Mirror Symmetry and the Moduli Space for Generic Hypersurfaces in Toric Varieties

TL;DR

This paper explores the moduli space of Calabi-Yau hypersurfaces in toric varieties using mirror symmetry, extending previous work from Fermat-type to arbitrary quasi-homogeneous singularities, and investigates transitions between different theories.

Contribution

It generalizes the analysis of moduli dependence in superstring compactifications to include arbitrary singularities and studies the structure of moduli space transitions via mirror symmetry.

Findings

Derived moduli dependence of models on complexified Kähler parameters.

Mapped non-algebraic deformations to algebraic ones, broadening moduli space analysis.
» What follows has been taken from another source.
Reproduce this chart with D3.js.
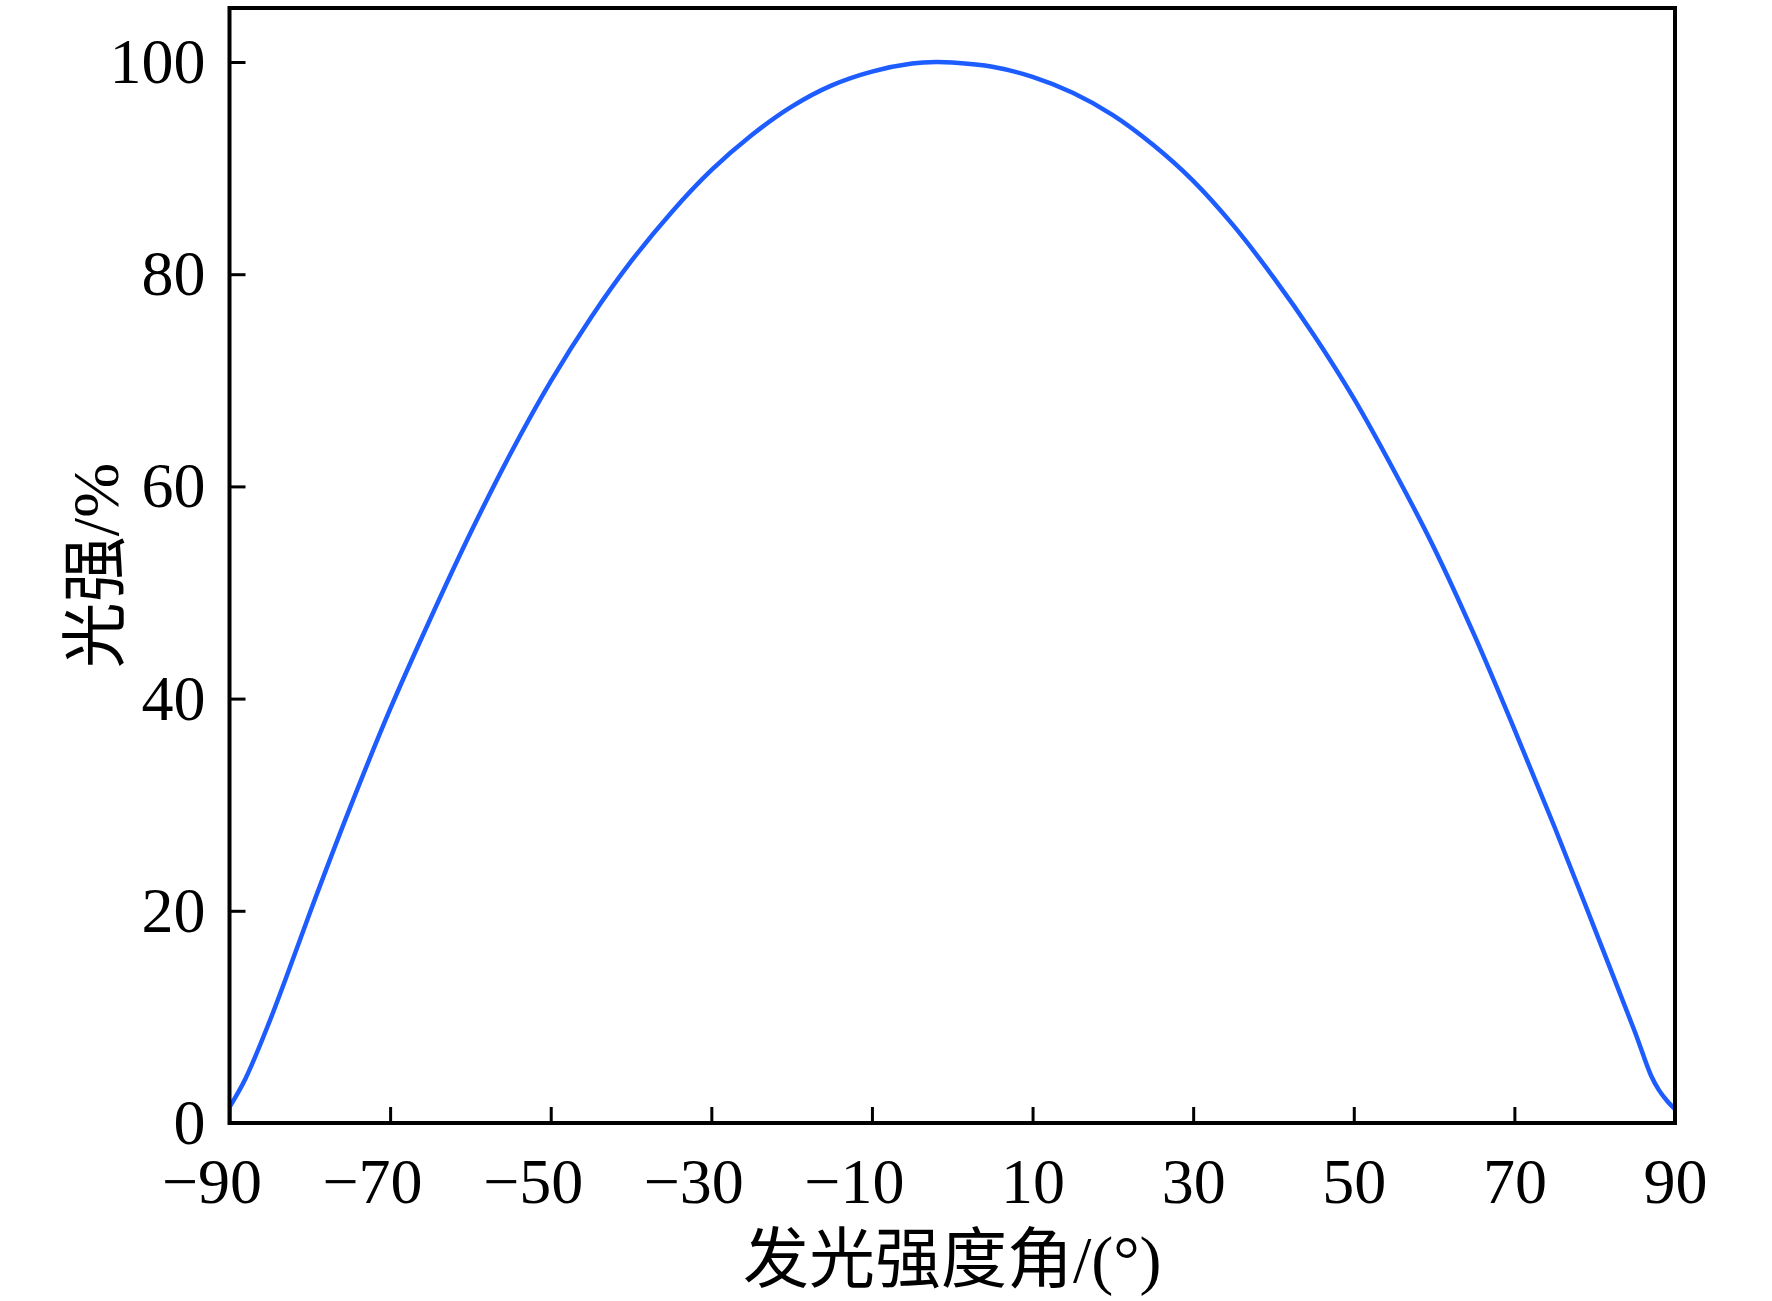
<!DOCTYPE html>
<html>
<head>
<meta charset="utf-8">
<script src="https://cdn.jsdelivr.net/npm/d3@7"></script>
<style>
  body { margin: 0; background: #fff; }
  text { font-family: "Liberation Serif", "Times New Roman", "Noto Sans CJK SC", serif; fill: #000; }
</style>
</head>
<body>
<svg id="chart"></svg>
<script>
// angle (deg) and relative luminous intensity (%)
const angles = [-90, -88, -85, -83, -80, -75, -70, -65, -60, -55, -50, -45, -40, -35, -30, -25, -20, -15, -10, -5, -2, 0,
                5, 10, 15, 20, 25, 30, 35, 40, 45, 50, 55, 60, 65, 70, 75, 80, 85, 87, 88, 89, 90];
const intensity = [1.5, 4.2, 9.6, 13.6, 19.8, 29.7, 39.0, 47.5, 55.6, 63.1, 69.9, 75.9, 81.2, 85.8, 89.8, 93.1, 95.8, 97.8, 99.1, 99.85, 100, 99.95,
                   99.55, 98.6, 97.1, 95.0, 92.2, 88.8, 84.6, 79.7, 74.3, 68.3, 61.5, 54.2, 46.0, 37.1, 27.9, 18.3, 8.6, 4.5, 3.1, 2.1, 1.3];
const xTicks = [-90, -70, -50, -30, -10, 10, 30, 50, 70, 90];
const yTicks = [0, 20, 40, 60, 80, 100];
const xTitle = "发光强度角/(°)";
const yTitle = "光强/%";

const W = 1772, H = 1301;
const plotL = 229.5, plotR = 1675, plotT = 8, plotB = 1123;

const svg = d3.select("#chart").attr("width", W).attr("height", H);

const x = d3.scaleLinear().domain([-90, 90]).range([plotL, plotR]);
// 100% sits at y=62, 0% on the bottom frame
const y = d3.scaleLinear().domain([0, 100]).range([plotB, 62]);

const data = angles.map((a, i) => ({ a: a, v: intensity[i] }));

// curve
svg.append("path")
   .datum(data)
   .attr("fill", "none")
   .attr("stroke", "#1d5cff")
   .attr("stroke-width", 4.5)
   .attr("stroke-linejoin", "round")
   .attr("d", d3.line().x(d => x(d.a)).y(d => y(d.v)).curve(d3.curveCatmullRom.alpha(0.5)));

// axes with inward ticks
const xAxis = d3.axisBottom(x)
                .tickValues(xTicks)
                .tickSizeInner(-16)
                .tickSizeOuter(0)
                .tickPadding(35)
                .tickFormat(d => (d < 0 ? "\u2212" : "") + Math.abs(d));

const gx = svg.append("g")
   .attr("transform", `translate(0, ${plotB})`)
   .call(xAxis);

gx.select(".domain").remove();
gx.selectAll(".tick line").attr("stroke", "#000").attr("stroke-width", 3);
gx.selectAll(".tick text")
  .attr("font-size", 64)
  .attr("text-anchor", d => d < 0 ? "end" : "middle")
  .attr("dx", d => d < 0 ? "0.5em" : 0);

const yAxis = d3.axisLeft(y)
                .tickValues(yTicks)
                .tickSizeInner(-16)
                .tickSizeOuter(0)
                .tickPadding(24);

const gy = svg.append("g")
   .attr("transform", `translate(${plotL}, 0)`)
   .call(yAxis);

gy.select(".domain").remove();
gy.selectAll(".tick line").attr("stroke", "#000").attr("stroke-width", 3);
gy.selectAll(".tick text").attr("font-size", 64);

// frame
svg.append("rect")
   .attr("x", plotL)
   .attr("y", plotT)
   .attr("width", plotR - plotL)
   .attr("height", plotB - plotT)
   .attr("fill", "none")
   .attr("stroke", "#000")
   .attr("stroke-width", 4);

// titles
svg.append("text")
   .attr("x", (plotL + plotR) / 2)
   .attr("y", 1282)
   .attr("text-anchor", "middle")
   .attr("font-size", 66)
   .text(xTitle);

svg.append("text")
   .attr("transform", `translate(118, ${(plotT + plotB) / 2}) rotate(-90)`)
   .attr("text-anchor", "middle")
   .attr("font-size", 66)
   .text(yTitle);
</script>
</body>
</html>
Connected moduli space transitions to black hole condensation phenomena.

Abstract

The moduli dependence of $(2,2)$ superstring compactifications based on Calabi--Yau hypersurfaces in weighted projective space has so far only been investigated for Fermat-type polynomial constraints. These correspond to Landau-Ginzburg orbifolds with $c=9$ whose potential is a sum of $A$-type singularities. Here we consider the generalization to arbitrary quasi-homogeneous singularities at $c=9$. We use mirror symmetry to derive the dependence of the models on the complexified K\"ahler moduli and check the expansions of some topological correlation functions against explicit genus zero and genus one instanton calculations. As an important application we give examples of how non-algebraic (``twisted'') deformations can be mapped to algebraic ones, hence allowing us to study the full moduli space. We also study how moduli spaces can be nested in each other, thus enabling a (singular) transition from one theory to another. Following the recent work of Greene, Morrison and Strominger we show that this corresponds to black hole condensation in type II string theories compactified on Calabi-Yau manifolds.